In Victoria things are no better. Developers recently knocked out mooted reforms for greater equity in planning. And in Queensland we learn that much of the job to protect People from bad building practice and poor environmental outcomes was handed to the market long ago. The market has its benefits but concern for the common good is not one of them.

It’s not entirely all the developers’ fault

The problem is the developers have an enormous number of challenges they need to take on to do their job. All sympathy for the difficulty they face to consider a growing list of issues, from threatened species, to loss of arable land and habitat, the growing threats from the legal eagles on the quality of construction, a problem often sheeted home to financial pressures that encourage builders to substitute poor materials and practices for the ones specified by the architect.

In commercial property these issues of poor protection from environment and quality of building are rare.

In residential we have a flick and forget regime.
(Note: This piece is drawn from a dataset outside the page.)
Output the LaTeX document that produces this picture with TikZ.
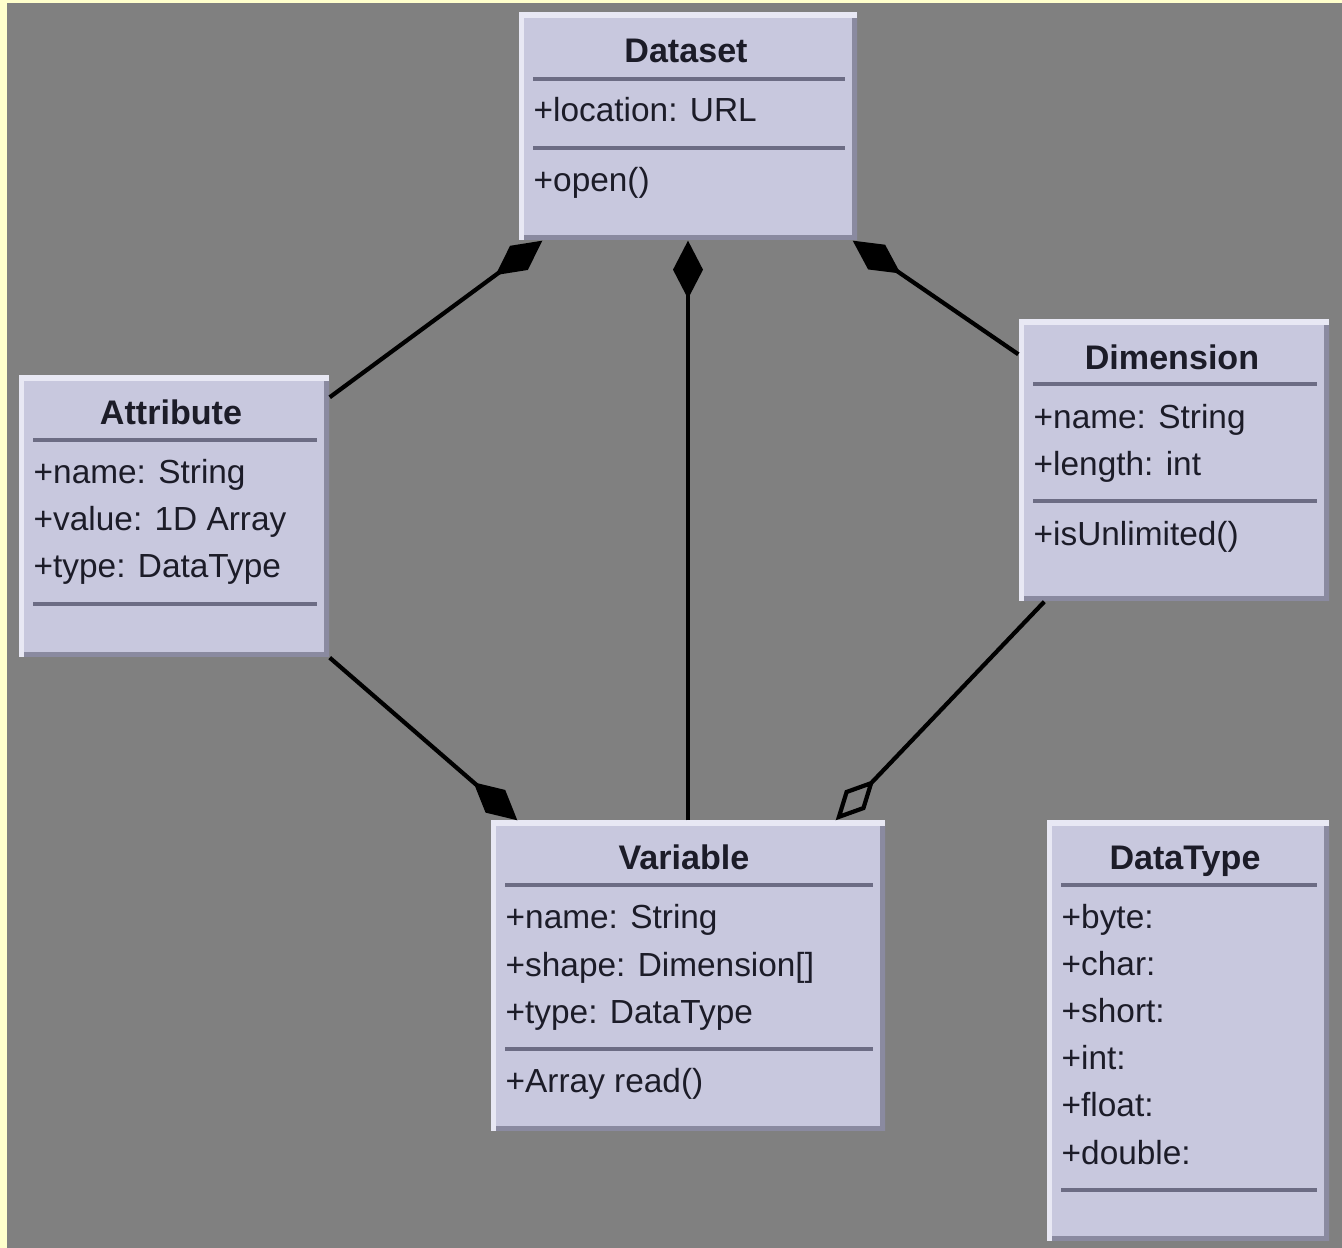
\documentclass[tikz,border=0pt]{standalone}
\usepackage{fontspec}
\setmainfont{Liberation Sans}
\usetikzlibrary{arrows.meta,calc}
\definecolor{slidebg}{HTML}{FFFFCC}
\definecolor{canvas}{HTML}{808080}
\definecolor{boxfill}{HTML}{C8C8DE}
\definecolor{boxdark}{HTML}{8A8AA0}
\definecolor{boxlight}{HTML}{E8E8F4}
\definecolor{sepline}{HTML}{6C6C84}
\definecolor{ink}{HTML}{1C1C28}
\tikzset{
  umlbox/.style={rectangle, fill=boxfill, inner sep=0pt, path picture={
    \draw[boxdark, line width=3pt] (path picture bounding box.south west) -- (path picture bounding box.south east) -- (path picture bounding box.north east);
    \draw[boxlight, line width=3pt] (path picture bounding box.south west) -- (path picture bounding box.north west) -- (path picture bounding box.north east);}},
  classname/.style={anchor=base, inner sep=0pt, text=ink, font=\fontsize{9.7}{11}\selectfont\bfseries},
  member/.style={anchor=base west, inner sep=0pt, text=ink, font=\fontsize{9.5}{11}\selectfont},
  divider/.style={sepline, line width=1.1pt},
  assoc/.style={black, line width=1.2pt},
  composite/.style={assoc, -{Diamond[length=5.8mm, width=3mm]}},
  shared/.style={assoc, -{Diamond[open, length=5.6mm, width=2.8mm]}},
}

\begin{document}
\begin{tikzpicture}%
\useasboundingbox (0,0) rectangle (13.42,12.48);%
\fill[slidebg] (0,0) rectangle (13.42,12.48);%
\fill[canvas] (0.07,0) rectangle (13.42,12.45);%
% Dataset
\node[umlbox, minimum width=3.38cm, minimum height=2.27cm] (dataset) at (6.88,11.215) {};%
\node[classname] (datasetname) at (6.86,11.85) {Dataset};%
\draw[divider] (5.33,11.69) -- (8.45,11.69);%
\node[member] (datasetloc) at (5.33,11.26) {+location: URL};%
\draw[divider] (5.33,11.00) -- (8.45,11.00);%
\node[member] (datasetopen) at (5.33,10.56) {+open()};%
% Attribute
\node[umlbox, minimum width=3.10cm, minimum height=2.81cm] (attribute) at (1.74,7.315) {};%
\node[classname] (attributename) at (1.71,8.23) {Attribute};%
\draw[divider] (0.33,8.08) -- (3.17,8.08);%
\node[member] (attrname) at (0.33,7.64) {+name: String};%
\node[member] (attrvalue) at (0.33,7.17) {+value: 1D Array};%
\node[member] (attrtype) at (0.33,6.70) {+type: DataType};%
\draw[divider] (0.33,6.44) -- (3.17,6.44);%
% Dimension
\node[umlbox, minimum width=3.10cm, minimum height=2.81cm] (dimension) at (11.74,7.875) {};%
\node[classname] (dimensionname) at (11.72,8.78) {Dimension};%
\draw[divider] (10.33,8.64) -- (13.17,8.64);%
\node[member] (dimname) at (10.33,8.19) {+name: String};%
\node[member] (dimlength) at (10.33,7.72) {+length: int};%
\draw[divider] (10.33,7.47) -- (13.17,7.47);%
\node[member] (dimunlim) at (10.33,7.02) {+isUnlimited()};%
% Variable
\node[umlbox, minimum width=3.94cm, minimum height=3.10cm] (variable) at (6.88,2.72) {};%
\node[classname] (variablename) at (6.84,3.78) {Variable};%
\draw[divider] (5.05,3.63) -- (8.73,3.63);%
\node[member] (varname) at (5.05,3.19) {+name: String};%
\node[member] (varshape) at (5.05,2.71) {+shape: Dimension[]};%
\node[member] (vartype) at (5.05,2.24) {+type: DataType};%
\draw[divider] (5.05,1.99) -- (8.73,1.99);%
\node[member] (varread) at (5.05,1.55) {+Array read()};%
% DataType
\node[umlbox, minimum width=2.82cm, minimum height=4.20cm] (datatype) at (11.88,2.17) {};%
\node[classname] (datatypename) at (11.85,3.78) {DataType};%
\draw[divider] (10.61,3.63) -- (13.17,3.63);%
\node[member] (dtbyte) at (10.61,3.19) {+byte:};%
\node[member] (dtchar) at (10.61,2.72) {+char:};%
\node[member] (dtshort) at (10.61,2.25) {+short:};%
\node[member] (dtint) at (10.61,1.78) {+int:};%
\node[member] (dtfloat) at (10.61,1.31) {+float:};%
\node[member] (dtdouble) at (10.61,0.83) {+double:};%
\draw[divider] (10.61,0.58) -- (13.17,0.58);%
% links
\draw[composite] ($(attribute.north east)+(0,-0.22)$) -- ($(dataset.south west)+(0.24,0)$);%
\draw[composite] (variable.north) -- (dataset.south);%
\draw[composite] ($(dimension.north west)+(0,-0.35)$) -- ($(dataset.south east)+(-0.05,0)$);%
\draw[composite] (attribute.south east) -- ($(variable.north west)+(0.27,0)$);%
\draw[shared] ($(dimension.south west)+(0.26,0)$) -- ($(variable.north east)+(-0.50,0)$);%
\end{tikzpicture}
\end{document}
So, no long term investment in the asset the developers have created, as there is in major office property or industrial.

Build to rent might start to turn around this scenario as long term investors establish the same long term responsibility we see in commercial buildings.

But for now, in the resi sector, things are grim.

The diabolical state of play in the attempt to significantly upgrade the National Construction Code to meet current climate needs is evidence of a powerful development lobby holding back progress.

We’re losing.

Generally these forces, from the second tier development sector, are 

too powerful when pitted against polite and well behaved advocates that are trying to improve things on our behalf. 

Development and building industry groups are forcing state government authorities, which must implement the NCC, to accept the most mendicant improvements to the thermal quality of our buildings.

But, and here’s the thing, the Commonwealth is another beast altogether.

It has the power to control things like national defence, our national budget and tax raising, and through its budget allocations to the states and territories it can influence a whole host of other outcomes that have an impact on the national health and the national wealth

Quite simply it’s probably time for the Feds to think about stepping into the planning regime.

Of course it’s best for the states to do this alongside local government, which is best placed to understand local conditions, but if the states and local government can’t get a decent environmental defence plan to protect our future homes and businesses, then there is a case for the Commonwealth to step in.

It’s the Commonwealth that must pick up much of the cost of bushfires and now floods. It’s the Commonwealth that must work harder in future to allocate the right funding levels to the states so they can manage health and economic costs from climate impact. 

The Commonwealth can also direct infrastructure spending which gives it huge influence over land use planning.

The Australian Institute of Architects has alighted on a similar, aligned idea.  A media release that arrived after we’d written this piece, calls for the “elevation of design through the creation of an Office of the Australian Government Architect”.

The AIA has focused its call on federal government buildings, which  we know influence the rest of the industry by elevating standards.

It’s a good idea but could go a lot further. Its statement here is a start: “On behalf of more than 13,000 members, the institute wants all political candidates to commit to better design for Australia’s built environment through national leadership.”

We desperately need better design and better planning to protect our People. 

It’s time for the Commonwealth to think about changing the rules so it can do what the states won’t.